> WHAT IS BEING ASKED
Leave out every picture, then transcribe the rest of the listing exactly.

> GIVEN MATERIAL
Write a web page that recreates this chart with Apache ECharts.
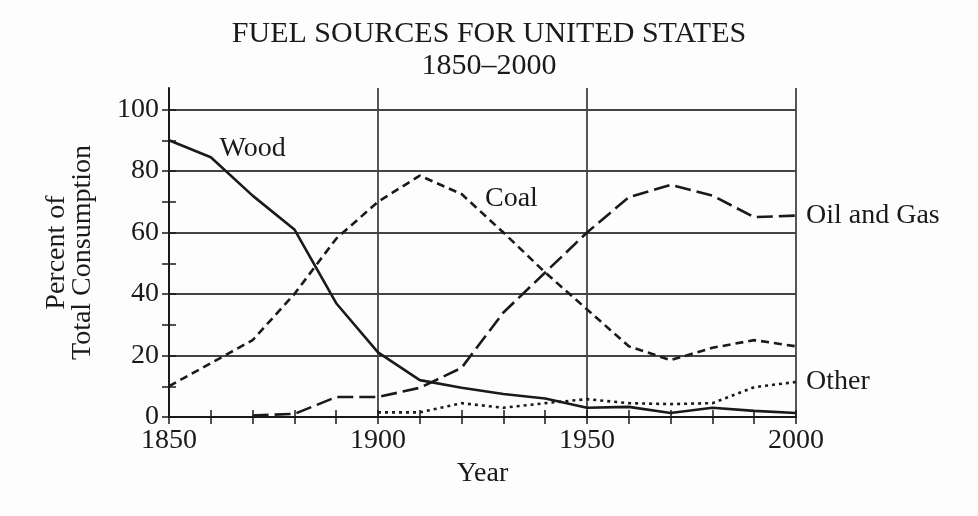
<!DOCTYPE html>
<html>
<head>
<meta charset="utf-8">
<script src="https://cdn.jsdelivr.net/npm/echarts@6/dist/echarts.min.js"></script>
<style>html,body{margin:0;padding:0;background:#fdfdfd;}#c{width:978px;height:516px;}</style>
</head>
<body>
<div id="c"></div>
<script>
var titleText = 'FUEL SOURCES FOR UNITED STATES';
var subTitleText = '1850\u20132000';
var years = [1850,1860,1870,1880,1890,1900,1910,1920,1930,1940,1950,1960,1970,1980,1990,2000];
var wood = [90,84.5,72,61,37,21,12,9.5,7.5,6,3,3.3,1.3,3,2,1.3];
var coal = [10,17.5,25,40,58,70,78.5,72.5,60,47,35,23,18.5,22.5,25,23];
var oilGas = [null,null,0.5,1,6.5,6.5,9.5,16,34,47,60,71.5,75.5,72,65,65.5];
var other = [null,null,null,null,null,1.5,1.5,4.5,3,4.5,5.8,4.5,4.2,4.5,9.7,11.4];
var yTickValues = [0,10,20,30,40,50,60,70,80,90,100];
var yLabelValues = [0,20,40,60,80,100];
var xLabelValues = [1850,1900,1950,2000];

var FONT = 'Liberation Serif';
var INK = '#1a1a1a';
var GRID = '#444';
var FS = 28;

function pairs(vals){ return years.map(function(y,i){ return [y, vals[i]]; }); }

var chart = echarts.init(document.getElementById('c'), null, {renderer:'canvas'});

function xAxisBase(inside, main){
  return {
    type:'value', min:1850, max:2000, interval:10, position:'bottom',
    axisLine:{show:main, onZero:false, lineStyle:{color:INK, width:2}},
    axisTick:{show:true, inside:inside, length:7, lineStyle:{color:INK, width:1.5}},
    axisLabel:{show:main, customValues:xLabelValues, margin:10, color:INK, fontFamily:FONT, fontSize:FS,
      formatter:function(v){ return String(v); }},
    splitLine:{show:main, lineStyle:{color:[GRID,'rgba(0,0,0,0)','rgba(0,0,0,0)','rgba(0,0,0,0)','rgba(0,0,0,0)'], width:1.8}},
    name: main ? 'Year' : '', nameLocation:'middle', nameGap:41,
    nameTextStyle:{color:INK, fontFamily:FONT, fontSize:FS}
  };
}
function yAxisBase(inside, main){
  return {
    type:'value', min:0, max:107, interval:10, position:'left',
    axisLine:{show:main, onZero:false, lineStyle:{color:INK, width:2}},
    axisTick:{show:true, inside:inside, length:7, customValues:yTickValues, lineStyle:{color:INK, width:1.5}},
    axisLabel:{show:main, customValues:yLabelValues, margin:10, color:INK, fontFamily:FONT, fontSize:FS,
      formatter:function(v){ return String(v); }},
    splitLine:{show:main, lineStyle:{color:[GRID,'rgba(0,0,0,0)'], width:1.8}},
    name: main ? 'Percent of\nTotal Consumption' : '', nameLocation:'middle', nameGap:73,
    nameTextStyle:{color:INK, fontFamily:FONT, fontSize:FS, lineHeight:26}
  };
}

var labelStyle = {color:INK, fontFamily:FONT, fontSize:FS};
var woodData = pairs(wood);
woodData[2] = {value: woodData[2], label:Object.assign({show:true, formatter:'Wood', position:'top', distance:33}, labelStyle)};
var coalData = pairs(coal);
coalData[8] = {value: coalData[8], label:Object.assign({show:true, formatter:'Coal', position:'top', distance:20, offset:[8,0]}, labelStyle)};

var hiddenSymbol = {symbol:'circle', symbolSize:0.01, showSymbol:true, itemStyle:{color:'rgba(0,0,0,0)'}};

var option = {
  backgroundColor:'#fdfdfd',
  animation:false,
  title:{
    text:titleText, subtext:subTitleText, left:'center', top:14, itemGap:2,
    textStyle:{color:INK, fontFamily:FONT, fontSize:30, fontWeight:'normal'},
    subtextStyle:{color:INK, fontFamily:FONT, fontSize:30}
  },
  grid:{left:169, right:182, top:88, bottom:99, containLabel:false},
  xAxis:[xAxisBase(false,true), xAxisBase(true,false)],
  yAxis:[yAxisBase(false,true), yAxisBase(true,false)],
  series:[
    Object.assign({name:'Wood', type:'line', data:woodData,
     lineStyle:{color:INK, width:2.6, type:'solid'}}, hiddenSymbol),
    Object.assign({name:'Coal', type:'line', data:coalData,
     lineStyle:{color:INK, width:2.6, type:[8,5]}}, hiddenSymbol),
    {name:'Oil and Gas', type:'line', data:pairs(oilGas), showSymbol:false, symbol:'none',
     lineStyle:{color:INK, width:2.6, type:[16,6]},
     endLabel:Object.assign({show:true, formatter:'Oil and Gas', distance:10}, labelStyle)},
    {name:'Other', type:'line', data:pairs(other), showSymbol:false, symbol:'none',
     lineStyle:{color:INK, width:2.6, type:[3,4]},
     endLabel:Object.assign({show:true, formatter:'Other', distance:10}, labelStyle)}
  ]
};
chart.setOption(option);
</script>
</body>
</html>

> CORRECT RESPONSE
Write a web page that recreates this chart with Apache ECharts.
<!DOCTYPE html>
<html>
<head>
<meta charset="utf-8">
<script src="https://cdn.jsdelivr.net/npm/echarts@6/dist/echarts.min.js"></script>
<style>html,body{margin:0;padding:0;background:#fdfdfd;}#c{width:978px;height:516px;}</style>
</head>
<body>
<div id="c"></div>
<script>
var titleText = 'FUEL SOURCES FOR UNITED STATES';
var subTitleText = '1850\u20132000';
var years = [1850,1860,1870,1880,1890,1900,1910,1920,1930,1940,1950,1960,1970,1980,1990,2000];
var wood = [90,84.5,72,61,37,21,12,9.5,7.5,6,3,3.3,1.3,3,2,1.3];
var coal = [10,17.5,25,40,58,70,78.5,72.5,60,47,35,23,18.5,22.5,25,23];
var oilGas = [null,null,0.5,1,6.5,6.5,9.5,16,34,47,60,71.5,75.5,72,65,65.5];
var other = [null,null,null,null,null,1.5,1.5,4.5,3,4.5,5.8,4.5,4.2,4.5,9.7,11.4];
var yTickValues = [0,10,20,30,40,50,60,70,80,90,100];
var yLabelValues = [0,20,40,60,80,100];
var xLabelValues = [1850,1900,1950,2000];

var FONT = 'Liberation Serif';
var INK = '#1a1a1a';
var GRID = '#444';
var FS = 28;

function pairs(vals){ return years.map(function(y,i){ return [y, vals[i]]; }); }

var chart = echarts.init(document.getElementById('c'), null, {renderer:'canvas'});

function xAxisBase(inside, main){
  return {
    type:'value', min:1850, max:2000, interval:10, position:'bottom',
    axisLine:{show:main, onZero:false, lineStyle:{color:INK, width:2}},
    axisTick:{show:true, inside:inside, length:7, lineStyle:{color:INK, width:1.5}},
    axisLabel:{show:main, customValues:xLabelValues, margin:10, color:INK, fontFamily:FONT, fontSize:FS,
      formatter:function(v){ return String(v); }},
    splitLine:{show:main, lineStyle:{color:[GRID,'rgba(0,0,0,0)','rgba(0,0,0,0)','rgba(0,0,0,0)','rgba(0,0,0,0)'], width:1.8}},
    name: main ? 'Year' : '', nameLocation:'middle', nameGap:41,
    nameTextStyle:{color:INK, fontFamily:FONT, fontSize:FS}
  };
}
function yAxisBase(inside, main){
  return {
    type:'value', min:0, max:107, interval:10, position:'left',
    axisLine:{show:main, onZero:false, lineStyle:{color:INK, width:2}},
    axisTick:{show:true, inside:inside, length:7, customValues:yTickValues, lineStyle:{color:INK, width:1.5}},
    axisLabel:{show:main, customValues:yLabelValues, margin:10, color:INK, fontFamily:FONT, fontSize:FS,
      formatter:function(v){ return String(v); }},
    splitLine:{show:main, lineStyle:{color:[GRID,'rgba(0,0,0,0)'], width:1.8}},
    name: main ? 'Percent of\nTotal Consumption' : '', nameLocation:'middle', nameGap:73,
    nameTextStyle:{color:INK, fontFamily:FONT, fontSize:FS, lineHeight:26}
  };
}

var labelStyle = {color:INK, fontFamily:FONT, fontSize:FS};
var woodData = pairs(wood);
woodData[2] = {value: woodData[2], label:Object.assign({show:true, formatter:'Wood', position:'top', distance:33}, labelStyle)};
var coalData = pairs(coal);
coalData[8] = {value: coalData[8], label:Object.assign({show:true, formatter:'Coal', position:'top', distance:20, offset:[8,0]}, labelStyle)};

var hiddenSymbol = {symbol:'circle', symbolSize:0.01, showSymbol:true, itemStyle:{color:'rgba(0,0,0,0)'}};

var option = {
  backgroundColor:'#fdfdfd',
  animation:false,
  title:{
    text:titleText, subtext:subTitleText, left:'center', top:14, itemGap:2,
    textStyle:{color:INK, fontFamily:FONT, fontSize:30, fontWeight:'normal'},
    subtextStyle:{color:INK, fontFamily:FONT, fontSize:30}
  },
  grid:{left:169, right:182, top:88, bottom:99, containLabel:false},
  xAxis:[xAxisBase(false,true), xAxisBase(true,false)],
  yAxis:[yAxisBase(false,true), yAxisBase(true,false)],
  series:[
    Object.assign({name:'Wood', type:'line', data:woodData,
     lineStyle:{color:INK, width:2.6, type:'solid'}}, hiddenSymbol),
    Object.assign({name:'Coal', type:'line', data:coalData,
     lineStyle:{color:INK, width:2.6, type:[8,5]}}, hiddenSymbol),
    {name:'Oil and Gas', type:'line', data:pairs(oilGas), showSymbol:false, symbol:'none',
     lineStyle:{color:INK, width:2.6, type:[16,6]},
     endLabel:Object.assign({show:true, formatter:'Oil and Gas', distance:10}, labelStyle)},
    {name:'Other', type:'line', data:pairs(other), showSymbol:false, symbol:'none',
     lineStyle:{color:INK, width:2.6, type:[3,4]},
     endLabel:Object.assign({show:true, formatter:'Other', distance:10}, labelStyle)}
  ]
};
chart.setOption(option);
</script>
</body>
</html>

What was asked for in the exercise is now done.